(1.) THE workmen of the Dandakaranya Project through two registered unions being the Rehabilitation Employees' Union and the Dandakaranya Shramik Sangh are the petitioners challenging the decision of the Union Government conveyed under Annexure 5 that the Industrial Disputes Act, 1947, does not apply to any of the departments of the project. According to the petitioners the president of one of the unions was informed in January, 1969, by the Regional Labour Commissioner (Central), Bhubaneswar (opposite party No. 4) that the appropriate Government in respect of the project is the State Government and as such for conciliation and claim for other reliefs under the Industrial Disputes Act, the machinery of the State Government has to be moved Annexure 1. In May, 1969, the same authority informed the said union.-On being taken up with the higher authorities the matter was re-examined and it has now been decided that since the Dandakaranya Development Project is a departmental undertaking and all labour in that Project is employed departmentally by the Project Authorities who are directly under the control of Ministry of Labour. Employment and Rehabilitation, the industry carried on by the Dandakaranya Project would be an 'industry' carried on by or under the authority of the Central Government and that the 'appropriate Government' for the purpose of the Industrial Disputes Act, 1947, would be the Central Government. (Annexure 2) The State machinery had been moved in the matter during the time lag between Annexurts 1 and 2. In Annexure 3 dated 25th July, 1969, the Assistant Labour Commissioner, Jeypore, forwarded certain complaints of the employees of the project to the Regional Labor Commissioner (Central) for disposal in view of Annexure 2. Ultimately under Annexure 5, the decision was communicated that the Act has no application to the entire project or units under it. In this application the petitioners pray for issue of a writ of certiorari to quash the decision of the Central Government that the Industrial Disputes Act has no application and to direct the opposite party No. 5 (the State of Orissa) to make the conciliation machinery available for disputes between the petitioners and the Management of the project in accordance with law.

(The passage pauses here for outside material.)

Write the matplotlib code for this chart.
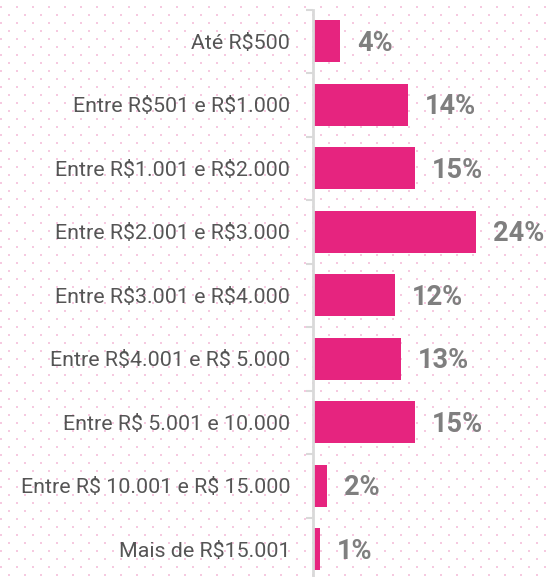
import matplotlib.pyplot as plt
import numpy as np

plt.rcParams['text.parse_math'] = False

categorias = [
    "Até R$500",
    "Entre R$501 e R$1.000",
    "Entre R$1.001 e R$2.000",
    "Entre R$2.001 e R$3.000",
    "Entre R$3.001 e R$4.000",
    "Entre R$4.001 e R$ 5.000",
    "Entre R$ 5.001 e 10.000",
    "Entre R$ 10.001 e R$ 15.000",
    "Mais de R$15.001",
]
valores = [4, 14, 15, 24, 12, 13, 15, 2, 1]

W, H = 548, 577
fig = plt.figure(figsize=(W / 100, H / 100), dpi=100)

# fundo pontilhado
bg = fig.add_axes([0, 0, 1, 1])
bg.set_xlim(0, W)
bg.set_ylim(H, 0)
bg.axis("off")
pts = []
for i, y in enumerate(np.arange(7, H, 8)):
    x0 = 1 if i % 2 == 0 else 9
    for x in np.arange(x0, W, 16):
        pts.append((x, y))
pts = np.array(pts)
bg.scatter(pts[:, 0], pts[:, 1], s=2.2, marker="s", color="#f6c9e0", linewidths=0)

ax = fig.add_axes([313 / W, -0.007, 1 - 313 / W, 0.9905])
ax.patch.set_alpha(0)
y = np.arange(len(categorias))
ax.barh(y, valores, height=0.66, color="#e6247f")
ax.set_ylim(len(categorias) - 0.5, -0.5)
ax.set_xlim(0, 34.6)

for yi, v in zip(y, valores):
    ax.text(v + 2.5, yi + 0.03, f"{v}%", va="center", ha="left", fontsize=19.5,
            fontweight="bold", color="#7f7f7f", family="Roboto")

for s in ["top", "right", "bottom"]:
    ax.spines[s].set_visible(False)
ax.spines["left"].set_color("#d9d9d9")
ax.spines["left"].set_linewidth(2)
ax.set_xticks([])
ax.set_yticks(y)
ax.set_yticklabels(categorias, fontsize=15.4, color="#555555", family="Roboto")
ax.tick_params(axis="y", which="major", length=0, pad=16.5)
ax.set_yticks(np.arange(-0.5, len(categorias), 1), minor=True)
ax.tick_params(axis="y", which="minor", length=5, width=1.5, color="#d9d9d9")

fig.savefig("out.png", dpi=100)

(2.) IN the counter-affidavit of the Union Government and its officers, it has been contended thatthe project isnot an "industry" within the definition of Section 2 (j)of the Industrial Disputes Act and the earlier view based upon the Supreme Court decision in the case of the State of Bombay v. Hospital Mazdoor Sabha (supra) having been reviewed later by the Supreme Court, the Government took the decision that the said Act has no application to the project.
(3.) THE Dandakaranya Project came into existence in terms of the Government of India Resolution' dated 12th September, 1958, Annexure 6, for the avowed purpose of effective and expeditious execution of the schemes to replace displaced persons from East Pakistan in Dandakaranya and for the integrated development of the area with particular regard to the promotion of the interests of the area's tribal population. The sphere of activity has been confined to the districts of Bastar in Madhya Pradesh and Koraput in Orissa. While the petitioners conterd that the project or at least some of the units under it would constitute "industry" the opposite parties have taken the stand that the tests indicated by the Supreme Court in a series of cases when applied to this case would clearly show that the project or no unit under it is "industry".